Mussolini is being called a dictator. But so was Garibaldi, when he seemed to be carrying on war in defiance of the orders of King Victor Emmanuel. It is easy to mistake, in times of political turmoil, the words of a disciplinarian for those of a dictator. Like Garibaldi, Mussolini is a severe disciplinarian, but no dictator.

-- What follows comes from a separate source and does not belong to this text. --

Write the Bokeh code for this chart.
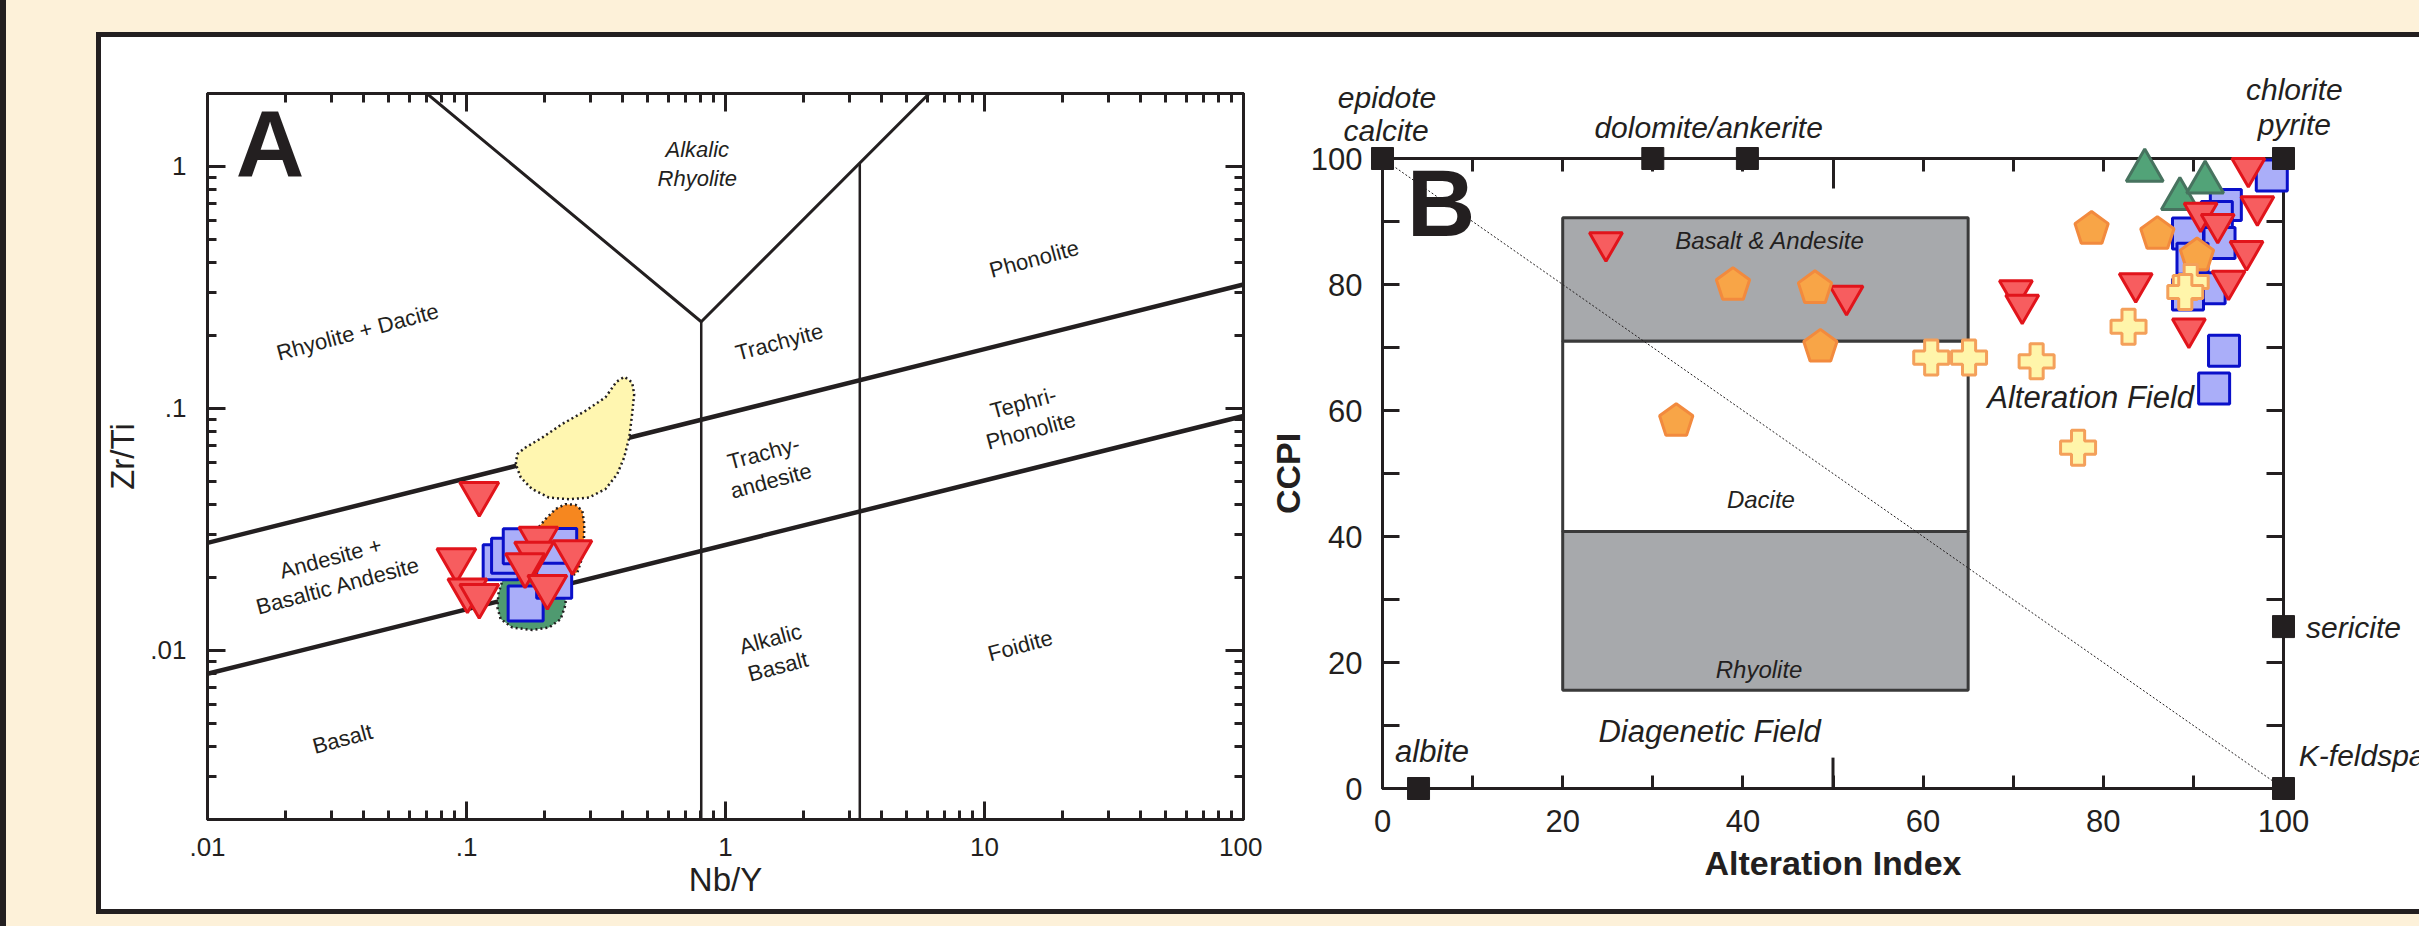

How can he be when he swears to recognize the authority of his Majesty?
One year later, the Times
published Walter’s poem, “Fascisti.” In appreciation of the poem, Victor
Emmanuel declared Walter a Commendatore della Corona
d’Italia (Knight of the Crown of Italy) in 1933.
Littlefield wrote his poem in the early 1920s. |
Between his knighting, the Reichstag fire, and other momentous events, Walter must have been unusually preoccupied in 1933 when he and Luigina became the grandparents of Henry Miller Littlefield, son of their son Henry Mario Littlefield.
Actually, Henry Miller Littlefield was the second child of Henry Mario Littlefield, who had a daughter by a previous marriage and would soon head to Reno to divorce his second wife, Elizabeth, mother of newborn Henry.
Reno, 1933: "wild scenes were enacted at the office of County Clerk 'Boss' Beemer." |
Luigina died in 1945 and Walter in 1948, by which time they had left West Twelfth Street and moved, oddly, to the town of New Canaan, Connecticut. By then, Henry Miller Littlefield was a teenager.
Since he told students that he grew up without a father, one wonders whether he ever met his paternal grandparents. He grew up to become an imaginative historian and teacher of whom Walter and Luigina would have been proud (even if they disagreed about Mussolini).